§ THE REQUEST:
Retype exactly the lines from the line containing "Emit a web page" through the line containing "const thermalL7 = [1.34e9, 5.41e8, 1.73e8, 7.1e7, 2.31e7];", both included, and nothing more; skip the pictures.

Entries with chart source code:

+ + + +

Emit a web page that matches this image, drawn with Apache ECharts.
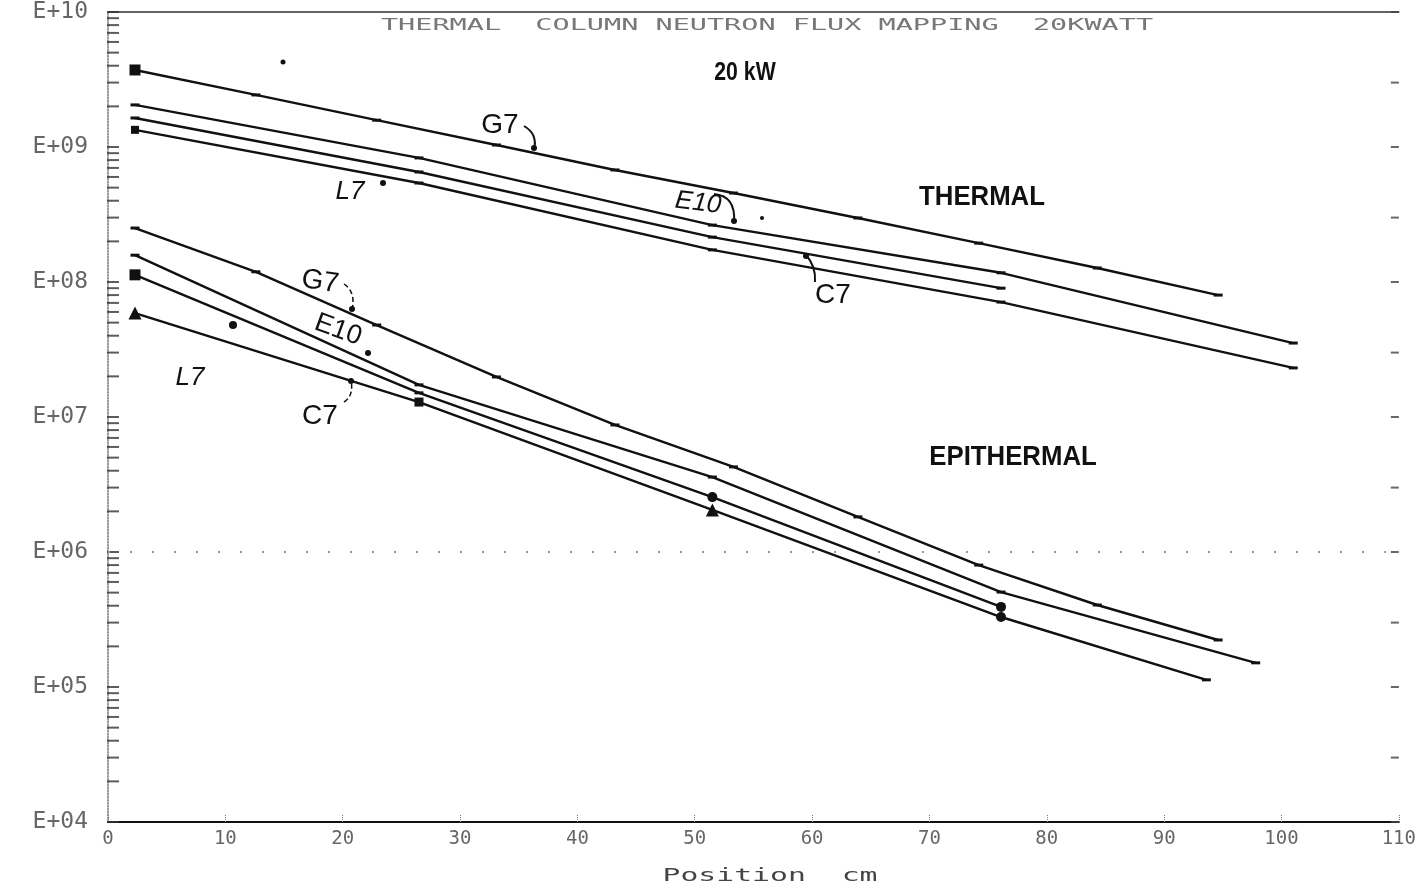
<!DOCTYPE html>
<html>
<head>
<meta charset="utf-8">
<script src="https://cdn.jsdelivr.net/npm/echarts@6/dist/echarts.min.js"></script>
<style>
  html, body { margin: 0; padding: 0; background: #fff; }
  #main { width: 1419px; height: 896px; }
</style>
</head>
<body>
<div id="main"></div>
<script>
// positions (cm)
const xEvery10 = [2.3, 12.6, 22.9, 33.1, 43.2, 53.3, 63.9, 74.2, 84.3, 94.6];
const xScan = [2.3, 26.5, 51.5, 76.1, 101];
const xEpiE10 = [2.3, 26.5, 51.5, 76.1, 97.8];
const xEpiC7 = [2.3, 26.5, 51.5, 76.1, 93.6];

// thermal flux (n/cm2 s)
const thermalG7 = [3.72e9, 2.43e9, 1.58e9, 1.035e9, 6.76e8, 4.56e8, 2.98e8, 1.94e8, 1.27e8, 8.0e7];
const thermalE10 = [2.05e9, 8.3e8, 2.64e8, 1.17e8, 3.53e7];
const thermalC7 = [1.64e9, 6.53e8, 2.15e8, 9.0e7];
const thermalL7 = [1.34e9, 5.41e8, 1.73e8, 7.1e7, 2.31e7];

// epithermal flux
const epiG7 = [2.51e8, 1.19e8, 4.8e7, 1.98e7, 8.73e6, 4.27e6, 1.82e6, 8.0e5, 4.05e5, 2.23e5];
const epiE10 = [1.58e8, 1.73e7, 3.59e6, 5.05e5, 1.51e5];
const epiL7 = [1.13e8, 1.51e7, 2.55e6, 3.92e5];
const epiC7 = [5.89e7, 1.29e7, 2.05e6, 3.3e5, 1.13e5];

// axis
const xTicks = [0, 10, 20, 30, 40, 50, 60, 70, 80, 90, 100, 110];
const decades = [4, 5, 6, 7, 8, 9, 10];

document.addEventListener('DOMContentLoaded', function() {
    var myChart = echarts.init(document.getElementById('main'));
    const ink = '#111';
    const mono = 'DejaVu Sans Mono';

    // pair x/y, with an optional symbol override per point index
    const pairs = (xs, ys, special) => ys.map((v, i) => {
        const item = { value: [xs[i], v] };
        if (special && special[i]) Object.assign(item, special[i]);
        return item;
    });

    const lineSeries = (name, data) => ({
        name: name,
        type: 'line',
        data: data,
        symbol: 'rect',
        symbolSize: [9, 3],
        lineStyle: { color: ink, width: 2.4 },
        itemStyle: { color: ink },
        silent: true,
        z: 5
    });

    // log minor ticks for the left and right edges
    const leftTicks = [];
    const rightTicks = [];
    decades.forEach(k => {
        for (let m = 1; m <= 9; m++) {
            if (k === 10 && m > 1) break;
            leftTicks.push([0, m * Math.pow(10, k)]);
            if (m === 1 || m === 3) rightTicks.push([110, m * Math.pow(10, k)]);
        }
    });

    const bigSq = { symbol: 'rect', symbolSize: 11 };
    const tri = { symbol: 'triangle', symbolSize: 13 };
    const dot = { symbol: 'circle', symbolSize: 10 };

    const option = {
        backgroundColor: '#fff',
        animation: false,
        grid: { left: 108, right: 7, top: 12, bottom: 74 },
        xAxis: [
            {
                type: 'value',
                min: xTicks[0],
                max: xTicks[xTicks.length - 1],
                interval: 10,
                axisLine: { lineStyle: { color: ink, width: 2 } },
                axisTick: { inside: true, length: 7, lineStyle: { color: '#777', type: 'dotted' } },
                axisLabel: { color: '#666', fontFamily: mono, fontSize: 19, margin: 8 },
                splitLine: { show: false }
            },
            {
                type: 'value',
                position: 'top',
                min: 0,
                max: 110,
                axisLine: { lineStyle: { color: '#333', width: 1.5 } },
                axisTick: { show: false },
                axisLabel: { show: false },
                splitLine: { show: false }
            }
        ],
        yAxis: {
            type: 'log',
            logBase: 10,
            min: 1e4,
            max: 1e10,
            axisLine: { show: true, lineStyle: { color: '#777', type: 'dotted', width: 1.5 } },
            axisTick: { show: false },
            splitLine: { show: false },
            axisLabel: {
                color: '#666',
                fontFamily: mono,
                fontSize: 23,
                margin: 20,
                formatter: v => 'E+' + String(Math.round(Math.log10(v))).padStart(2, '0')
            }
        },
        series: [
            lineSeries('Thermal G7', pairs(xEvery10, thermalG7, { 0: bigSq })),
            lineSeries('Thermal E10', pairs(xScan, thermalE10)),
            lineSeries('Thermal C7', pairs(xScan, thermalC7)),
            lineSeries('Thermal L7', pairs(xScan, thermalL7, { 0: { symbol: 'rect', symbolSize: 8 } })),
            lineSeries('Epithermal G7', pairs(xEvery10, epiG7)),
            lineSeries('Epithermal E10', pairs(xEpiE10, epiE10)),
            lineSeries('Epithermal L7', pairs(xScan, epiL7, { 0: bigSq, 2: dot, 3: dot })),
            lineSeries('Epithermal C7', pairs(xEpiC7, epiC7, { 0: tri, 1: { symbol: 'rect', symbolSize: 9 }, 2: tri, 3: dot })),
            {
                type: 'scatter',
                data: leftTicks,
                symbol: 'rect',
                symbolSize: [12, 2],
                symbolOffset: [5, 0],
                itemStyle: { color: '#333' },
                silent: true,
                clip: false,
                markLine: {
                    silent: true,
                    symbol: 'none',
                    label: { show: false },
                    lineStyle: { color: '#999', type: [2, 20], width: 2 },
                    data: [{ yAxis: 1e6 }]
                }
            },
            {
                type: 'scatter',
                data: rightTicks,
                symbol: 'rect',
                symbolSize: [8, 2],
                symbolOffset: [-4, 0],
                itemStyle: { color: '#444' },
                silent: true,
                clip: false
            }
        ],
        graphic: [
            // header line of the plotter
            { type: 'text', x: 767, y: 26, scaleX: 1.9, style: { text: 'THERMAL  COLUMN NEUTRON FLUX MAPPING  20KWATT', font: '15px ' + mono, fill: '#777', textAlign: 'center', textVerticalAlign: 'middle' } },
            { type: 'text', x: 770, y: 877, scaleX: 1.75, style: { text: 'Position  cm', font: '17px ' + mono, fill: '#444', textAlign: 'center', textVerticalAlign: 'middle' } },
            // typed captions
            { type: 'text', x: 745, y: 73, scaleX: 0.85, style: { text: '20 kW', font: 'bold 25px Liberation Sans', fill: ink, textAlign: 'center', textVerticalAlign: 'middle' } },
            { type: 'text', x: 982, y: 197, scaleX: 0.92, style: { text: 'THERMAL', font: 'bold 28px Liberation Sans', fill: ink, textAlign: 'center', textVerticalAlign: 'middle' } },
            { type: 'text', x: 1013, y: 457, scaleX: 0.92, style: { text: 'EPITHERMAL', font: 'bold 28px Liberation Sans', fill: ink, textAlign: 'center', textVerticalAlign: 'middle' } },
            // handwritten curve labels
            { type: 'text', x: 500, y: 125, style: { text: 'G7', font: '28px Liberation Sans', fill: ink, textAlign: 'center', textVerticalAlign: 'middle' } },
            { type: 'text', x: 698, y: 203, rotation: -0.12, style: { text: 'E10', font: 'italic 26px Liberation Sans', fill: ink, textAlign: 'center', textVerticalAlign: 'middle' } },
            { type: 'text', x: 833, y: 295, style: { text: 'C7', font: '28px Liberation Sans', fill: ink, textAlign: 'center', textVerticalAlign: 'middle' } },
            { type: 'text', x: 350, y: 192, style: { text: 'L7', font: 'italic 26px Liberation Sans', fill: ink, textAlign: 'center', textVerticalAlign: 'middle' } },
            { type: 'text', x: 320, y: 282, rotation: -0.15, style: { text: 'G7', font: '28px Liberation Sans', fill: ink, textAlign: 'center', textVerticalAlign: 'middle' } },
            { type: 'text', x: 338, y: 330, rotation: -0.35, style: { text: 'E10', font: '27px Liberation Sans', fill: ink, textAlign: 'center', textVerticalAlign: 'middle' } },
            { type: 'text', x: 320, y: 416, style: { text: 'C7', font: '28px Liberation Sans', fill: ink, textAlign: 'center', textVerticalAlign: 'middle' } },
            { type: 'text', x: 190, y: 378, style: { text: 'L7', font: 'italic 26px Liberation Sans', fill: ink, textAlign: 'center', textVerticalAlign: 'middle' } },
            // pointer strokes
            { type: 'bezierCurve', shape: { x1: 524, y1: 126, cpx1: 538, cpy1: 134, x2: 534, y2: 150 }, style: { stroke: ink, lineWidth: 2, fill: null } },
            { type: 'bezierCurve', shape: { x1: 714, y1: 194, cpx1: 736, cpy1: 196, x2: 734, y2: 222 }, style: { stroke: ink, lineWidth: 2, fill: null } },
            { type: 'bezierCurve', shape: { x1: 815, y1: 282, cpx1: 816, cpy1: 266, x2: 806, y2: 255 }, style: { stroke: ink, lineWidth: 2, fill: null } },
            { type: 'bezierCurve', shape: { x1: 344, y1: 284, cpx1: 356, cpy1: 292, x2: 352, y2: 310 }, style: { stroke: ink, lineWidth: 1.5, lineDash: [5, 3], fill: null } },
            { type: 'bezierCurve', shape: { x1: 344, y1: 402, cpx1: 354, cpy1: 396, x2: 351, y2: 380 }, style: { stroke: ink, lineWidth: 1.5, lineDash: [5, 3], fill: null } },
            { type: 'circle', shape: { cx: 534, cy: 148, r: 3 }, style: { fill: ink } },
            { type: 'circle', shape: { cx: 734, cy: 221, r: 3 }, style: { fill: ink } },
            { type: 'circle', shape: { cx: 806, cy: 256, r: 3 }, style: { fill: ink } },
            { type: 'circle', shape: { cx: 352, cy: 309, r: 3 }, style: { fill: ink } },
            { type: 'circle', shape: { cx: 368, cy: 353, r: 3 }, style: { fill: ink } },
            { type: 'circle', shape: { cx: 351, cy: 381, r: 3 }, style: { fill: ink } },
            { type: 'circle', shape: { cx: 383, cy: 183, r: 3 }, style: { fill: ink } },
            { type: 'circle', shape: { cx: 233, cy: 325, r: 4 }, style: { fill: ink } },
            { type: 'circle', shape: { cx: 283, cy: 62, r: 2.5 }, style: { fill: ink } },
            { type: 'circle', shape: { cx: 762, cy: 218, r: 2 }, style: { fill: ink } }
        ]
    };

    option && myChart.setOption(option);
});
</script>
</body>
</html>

+ + + +

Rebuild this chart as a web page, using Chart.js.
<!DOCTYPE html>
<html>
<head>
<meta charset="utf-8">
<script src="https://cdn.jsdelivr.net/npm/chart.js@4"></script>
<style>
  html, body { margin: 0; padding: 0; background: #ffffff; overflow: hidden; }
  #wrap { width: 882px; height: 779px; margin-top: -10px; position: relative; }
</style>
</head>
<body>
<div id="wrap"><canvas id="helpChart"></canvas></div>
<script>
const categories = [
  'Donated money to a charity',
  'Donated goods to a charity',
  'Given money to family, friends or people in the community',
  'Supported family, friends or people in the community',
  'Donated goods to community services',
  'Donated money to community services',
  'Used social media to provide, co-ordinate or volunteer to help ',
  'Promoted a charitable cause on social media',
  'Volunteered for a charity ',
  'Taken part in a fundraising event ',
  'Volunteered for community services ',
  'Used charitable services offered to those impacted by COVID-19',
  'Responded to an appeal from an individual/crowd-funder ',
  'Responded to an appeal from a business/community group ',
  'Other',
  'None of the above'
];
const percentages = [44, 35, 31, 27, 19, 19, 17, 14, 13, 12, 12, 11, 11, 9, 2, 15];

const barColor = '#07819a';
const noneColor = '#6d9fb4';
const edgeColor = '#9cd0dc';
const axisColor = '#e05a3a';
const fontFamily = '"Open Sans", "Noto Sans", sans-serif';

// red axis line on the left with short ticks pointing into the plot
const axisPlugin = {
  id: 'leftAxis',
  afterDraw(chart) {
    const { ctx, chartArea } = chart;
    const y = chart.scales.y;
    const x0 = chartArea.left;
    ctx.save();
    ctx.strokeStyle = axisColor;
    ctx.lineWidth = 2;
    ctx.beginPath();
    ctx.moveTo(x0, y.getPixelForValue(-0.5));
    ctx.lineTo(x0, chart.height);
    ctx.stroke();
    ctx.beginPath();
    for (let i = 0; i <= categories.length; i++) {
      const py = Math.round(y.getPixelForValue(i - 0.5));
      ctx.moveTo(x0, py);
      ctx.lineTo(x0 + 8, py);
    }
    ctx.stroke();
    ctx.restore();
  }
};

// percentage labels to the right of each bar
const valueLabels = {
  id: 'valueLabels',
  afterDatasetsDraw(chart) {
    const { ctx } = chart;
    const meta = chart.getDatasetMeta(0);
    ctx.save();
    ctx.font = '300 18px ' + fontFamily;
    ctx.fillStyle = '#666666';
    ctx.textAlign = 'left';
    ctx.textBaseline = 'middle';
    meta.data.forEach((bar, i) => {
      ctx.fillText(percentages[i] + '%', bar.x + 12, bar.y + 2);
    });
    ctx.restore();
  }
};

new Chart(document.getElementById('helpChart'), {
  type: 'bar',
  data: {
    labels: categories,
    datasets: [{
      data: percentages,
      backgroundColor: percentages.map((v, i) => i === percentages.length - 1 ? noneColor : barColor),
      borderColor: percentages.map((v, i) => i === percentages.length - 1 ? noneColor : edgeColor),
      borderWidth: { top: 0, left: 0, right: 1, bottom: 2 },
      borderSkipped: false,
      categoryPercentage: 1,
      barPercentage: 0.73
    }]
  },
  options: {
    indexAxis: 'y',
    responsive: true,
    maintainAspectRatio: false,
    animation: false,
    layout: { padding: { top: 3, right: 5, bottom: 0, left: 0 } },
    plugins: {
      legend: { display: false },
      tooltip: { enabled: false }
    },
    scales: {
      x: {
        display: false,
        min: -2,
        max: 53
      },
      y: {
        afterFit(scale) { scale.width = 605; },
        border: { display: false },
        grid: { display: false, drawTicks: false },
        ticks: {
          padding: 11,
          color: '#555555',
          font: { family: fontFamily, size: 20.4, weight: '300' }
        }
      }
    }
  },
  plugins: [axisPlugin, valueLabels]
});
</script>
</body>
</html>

+ + + +

§ EXERCISE RESPONSE:
Emit a web page that matches this image, drawn with Apache ECharts.
<!DOCTYPE html>
<html>
<head>
<meta charset="utf-8">
<script src="https://cdn.jsdelivr.net/npm/echarts@6/dist/echarts.min.js"></script>
<style>
  html, body { margin: 0; padding: 0; background: #fff; }
  #main { width: 1419px; height: 896px; }
</style>
</head>
<body>
<div id="main"></div>
<script>
// positions (cm)
const xEvery10 = [2.3, 12.6, 22.9, 33.1, 43.2, 53.3, 63.9, 74.2, 84.3, 94.6];
const xScan = [2.3, 26.5, 51.5, 76.1, 101];
const xEpiE10 = [2.3, 26.5, 51.5, 76.1, 97.8];
const xEpiC7 = [2.3, 26.5, 51.5, 76.1, 93.6];

// thermal flux (n/cm2 s)
const thermalG7 = [3.72e9, 2.43e9, 1.58e9, 1.035e9, 6.76e8, 4.56e8, 2.98e8, 1.94e8, 1.27e8, 8.0e7];
const thermalE10 = [2.05e9, 8.3e8, 2.64e8, 1.17e8, 3.53e7];
const thermalC7 = [1.64e9, 6.53e8, 2.15e8, 9.0e7];
const thermalL7 = [1.34e9, 5.41e8, 1.73e8, 7.1e7, 2.31e7];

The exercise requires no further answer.